Coach Education in Europe

One of the key elements of players’ success is the quality of coaching. This is also one of the reasons why European players are dominating the ATP, WTA as well as ITF junior rankings.

At present 45 out of the 50 European nations are running their own coach education programmes in their respective countries. Twenty three countries have developed independent Coaches’ education programmes, whilst eleven have their own programmes based on the ITF syllabi and ten are using the courses organized by the ITF for educating coaches.

Contemporary tennis coaches are required to fulfill a variety of roles that may include educator, guide, sport psychologist and business manager. 

Coaching is in its most dynamic era in history. Coaches work with increasingly diverse populations and face heightening demands from their athletes, their athletes’ parents, administrators and fans. Coaches are required to fulfill a variety of roles that may include educator, guide, sport psychologist and business manager.

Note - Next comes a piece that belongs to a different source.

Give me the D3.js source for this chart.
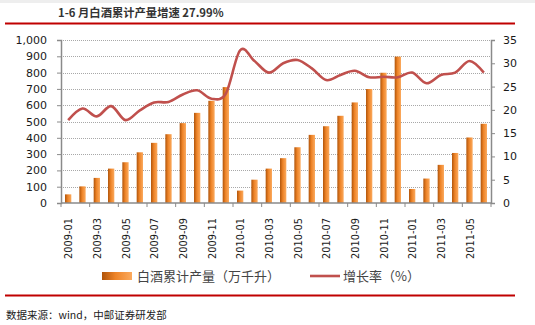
<!DOCTYPE html>
<html>
<head>
<meta charset="utf-8">
<script src="https://cdn.jsdelivr.net/npm/d3@7"></script>
<style>
  body { margin: 0; background: #fff; }
  svg { display: block; }
  text { font-family: "DejaVu Sans", Verdana, sans-serif; }
  .cjk { font-family: "Noto Sans CJK SC", sans-serif; }
</style>
</head>
<body>
<svg id="chart-1" width="535" height="325"></svg>
<script>
// months on the category axis
const months = ['2009-01','2009-02','2009-03','2009-04','2009-05','2009-06',
	'2009-07','2009-08','2009-09','2009-10','2009-11','2009-12',
	'2010-01','2010-02','2010-03','2010-04','2010-05','2010-06',
	'2010-07','2010-08','2010-09','2010-10','2010-11','2010-12',
	'2011-01','2011-02','2011-03','2011-04','2011-05','2011-06'];

// 白酒累计产量 (万千升)
const output = [53, 102, 154, 211, 250, 311, 369, 422, 490, 553, 627, 711,
	76, 143, 211, 275, 342, 418, 471, 535, 617, 699, 799, 898,
	86, 150, 234, 307, 402, 486];

// 增长率 (%)
const growth = [17.8, 20.3, 18.6, 20.8, 17.8, 19.9, 21.6, 21.7, 23.3, 24.2, 22.4, 23.5,
	32.8, 30.5, 28.0, 30.0, 30.7, 28.9, 26.4, 27.5, 28.4, 27.0, 27.1, 27.0,
	28.0, 25.7, 27.5, 28.0, 30.5, 27.99];

const leftTicks = [0, 100, 200, 300, 400, 500, 600, 700, 800, 900, 1000];
const rightTicks = [0, 5, 10, 15, 20, 25, 30, 35];

const svg = d3.select('svg#chart-1');

// plot area
const margin = {top: 40, left: 61, right: 44, bottom: 122};
const W = 535, H = 325;
const x0 = margin.left, x1 = W - margin.right;
const y0 = H - margin.bottom, y1 = margin.top;

const x = d3.scaleBand().domain(months).range([x0, x1]).paddingInner(0.56).paddingOuter(0.28);
const yL = d3.scaleLinear().domain([0, 1000]).range([y0, y1]);
const yR = d3.scaleLinear().domain([0, 35]).range([y0, y1]);

// gradients
const defs = svg.append('defs');
const grad = defs.append('linearGradient').attr('id', 'barGrad')
	.attr('x1', '0%').attr('x2', '100%').attr('y1', '0%').attr('y2', '0%');
grad.append('stop').attr('offset', '0%').attr('stop-color', '#B0540A');
grad.append('stop').attr('offset', '45%').attr('stop-color', '#EE8428');
grad.append('stop').attr('offset', '100%').attr('stop-color', '#FBAA5E');

// header
svg.append('rect').attr('x', 0).attr('y', 0).attr('width', W).attr('height', 3).attr('fill', '#eeeeee');
svg.append('text').attr('class', 'cjk')
	.attr('x', 58).attr('y', 17)
	.attr('font-size', 11.3).attr('font-weight', 'bold').attr('fill', '#333')
	.text('1-6 月白酒累计产量增速 27.99%');
svg.append('line').attr('x1', 5).attr('x2', 515).attr('y1', 23.5).attr('y2', 23.5)
	.attr('stroke', '#C00000').attr('stroke-width', 2);

// gridlines
svg.append('g').selectAll('line').data(leftTicks.filter(d => d > 0))
	.enter().append('line')
		.attr('x1', x0).attr('x2', x1)
		.attr('y1', d => Math.round(yL(d)) + 0.5).attr('y2', d => Math.round(yL(d)) + 0.5)
		.attr('stroke', '#a8a8a8').attr('stroke-width', 1).attr('stroke-dasharray', '1,1');

// bars
svg.append('g').selectAll('rect').data(output)
	.enter().append('rect')
		.attr('x', (d, i) => x(months[i]))
		.attr('y', d => yL(d))
		.attr('width', x.bandwidth())
		.attr('height', d => y0 - yL(d))
		.attr('fill', 'url(#barGrad)');

// axes
const axisColor = '#8a8a8a';
const gL = svg.append('g').attr('transform', `translate(${x0},0)`)
	.call(d3.axisLeft(yL).tickValues(leftTicks).tickSize(4).tickFormat(d3.format(',')));
const gR = svg.append('g').attr('transform', `translate(${x1},0)`)
	.call(d3.axisRight(yR).tickValues(rightTicks).tickSize(4));
[gL, gR].forEach(g => {
	g.select('.domain').attr('stroke', axisColor).attr('stroke-width', 1.5);
	g.selectAll('.tick line').attr('stroke', axisColor);
	g.selectAll('.tick text').attr('font-size', 11).attr('fill', '#1a1a1a')
		.attr('font-family', '"DejaVu Sans", Verdana, sans-serif');
});
gL.selectAll('.tick text').attr('x', -14);
gR.selectAll('.tick text').attr('x', 12);

// bottom axis
const gB = svg.append('g');
gB.append('line').attr('x1', x0).attr('x2', x1).attr('y1', y0).attr('y2', y0)
	.attr('stroke', axisColor).attr('stroke-width', 1.5);
gB.selectAll('line.tk').data(d3.range(0, months.length + 1, 2))
	.enter().append('line').attr('class', 'tk')
		.attr('x1', i => x0 + i * (x1 - x0) / months.length)
		.attr('x2', i => x0 + i * (x1 - x0) / months.length)
		.attr('y1', y0).attr('y2', y0 + 4)
		.attr('stroke', axisColor);
gB.selectAll('text').data(months.filter((d, i) => i % 2 === 0))
	.enter().append('text')
		.attr('transform', d => `translate(${x(d) + x.bandwidth() / 2 + 4},${y0 + 15}) rotate(-90)`)
		.attr('text-anchor', 'end')
		.attr('font-size', 9.8).attr('fill', '#1a1a1a')
		.text(d => d);

// growth line
const line = d3.line()
	.x((d, i) => x(months[i]) + x.bandwidth() / 2)
	.y(d => yR(d))
	.curve(d3.curveCatmullRom.alpha(0));
svg.append('path').datum(growth)
	.attr('d', line)
	.attr('fill', 'none')
	.attr('stroke', '#C0504D')
	.attr('stroke-width', 2.6)
	.attr('stroke-linejoin', 'round');

// legend
const lg = svg.append('g');
lg.append('rect').attr('x', 102).attr('y', 272).attr('width', 30).attr('height', 8).attr('fill', 'url(#barGrad)');
lg.append('text').attr('class', 'cjk').attr('x', 137).attr('y', 281)
	.attr('font-size', 13).attr('fill', '#444').text('白酒累计产量（万千升）');
lg.append('line').attr('x1', 310).attr('x2', 340).attr('y1', 276).attr('y2', 276)
	.attr('stroke', '#C0504D').attr('stroke-width', 2.6);
lg.append('text').attr('class', 'cjk').attr('x', 343).attr('y', 281)
	.attr('font-size', 13).attr('fill', '#444').text('增长率（%）');

// footer
svg.append('line').attr('x1', 5).attr('x2', 515).attr('y1', 295.5).attr('y2', 295.5)
	.attr('stroke', '#C00000').attr('stroke-width', 2);
svg.append('text').attr('class', 'cjk').attr('x', 6).attr('y', 319)
	.attr('font-size', 10.5).attr('fill', '#222')
	.text('数据来源：wind，中邮证券研发部');
</script>
</body>
</html>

Coaches play a central role in promoting participation in sport and enhancing the performance of athletes. In accordance with internationally-recognised and domestic sporting codes, coaches guide the participation of children, players and athletes. In addition to their core role, coaches contribute to the development of athletes as people; contribute to society by promoting activity and health and generating economic activity through employment, education, purchase of equipment, use of facilities and attendance at events.

In this context, coaches have a responsibility to improve and expand their own capabilities on an ongoing basis to fully meet the needs of the athletes and the social environment they serve. The organisations that employ them have a responsibility to ensure that coaches have sufficient educational footing, philosophical orientation and resources to fulfill the duties expected of them.

To deliver an effective and sustained programme that meets athletes’ needs, coaches are responsible for developing their capabilities in a range of areas. Coaching capability refers to the ability of a coach to operate effectively in his or her chosen domains and roles. Coaching capability involves competency—demonstrated capability in a given context—and underpinning knowledge. It is shaped by the values of the coach. These values are reflected in everything coaches do; they include identity, mind-set, philosophy and ethical perspective. In performing their primary functions, coaches carry out a range of tasks that require demonstration of a variety of competences.

Competency-based education is the generally-accepted modern approach and this also applies to the area of coaches’ education. Identified benefits of competency-based education are:

  • Education reflects the job demands
  • The competencies are defined by coaches activities and tasks
  • The related coaching skills, knowledge and personal attributes are covered by curriculum

There have been several wider developments within vocational education and training in the European Union that have had significant implications for the way in which coaches are educated and their competence and qualifications recognised. These include the Lisbon, Bologna and Copenhagen processes, which have begun to chart new directions for vocational education and higher education in light of the emerging social and economic challenges facing the European Union. These processes have also initiated a proposed European Qualification Framework (EQF) and a European Credit System for Vocational Education and Training (ECVET).

The initial structure for the recognition of coaching qualifications at a European level was first developed in 1999. The European Coaching Council, a sub-committee of the European Network of Sports Science, Education and Employment (ENSSEE) in cooperation with the International Sport Federations, conducted the Review of this document between 2005 and 2007.

Based on the ‘Review of the 5-levels structure for qualification and recognition of coaching education structure’, the International Council for Coaches’ Education (ICCE) and the Association of Summer Olympic International Federations prepared ‘International Sport Coaching Framework’ which contains:

  • Coaching Framework Foundations
  • Coaching in Context
  • Coaching Recipients and Impact
  • Coaching Roles
  • Coaching Competence
  • Coach Education and Development
  • Coach Certification and Recognition
  • Coaching Framework Benefits

Parallel to and in alignment with the work mentioned above, in 2005 (Cologne, Germany) Tennis Europe organized the first Specific Theme Conference related to coaches’ education. This was followed by Coaches’ Education Conferences in 2011 (Vilamoura, Portugal) and 2013 (Valencia, Spain).

In addition, in 2007 the ITF established a working group which developed the ITF Recognition of national coaches’ education systems, which at present is divided into Gold, Silver and Bronze levels of official recognition.

The results of the above-mentioned conferences and the ITF working group include several documents, which have defined the activities and tasks of the coaches of beginner-intermediate, advanced and high performance players.

The majority of coaches in Europe are working in clubs or tennis schools with beginner and intermediate players. According to the ITF definition, ‘the coach of beginner - intermediate tennis players is defined as a coach who is able to effectively and safely coach players of this level of play on his own and may work under supervision reporting to more qualified coaches and, if needed, supervise assistant coaches’.

Taking into account the above, the 2013 Conference in Valencia provided the scene for in-depth discussions of the competencies, performance criteria and descriptions of performance standards for the coach of beginner-intermediate players.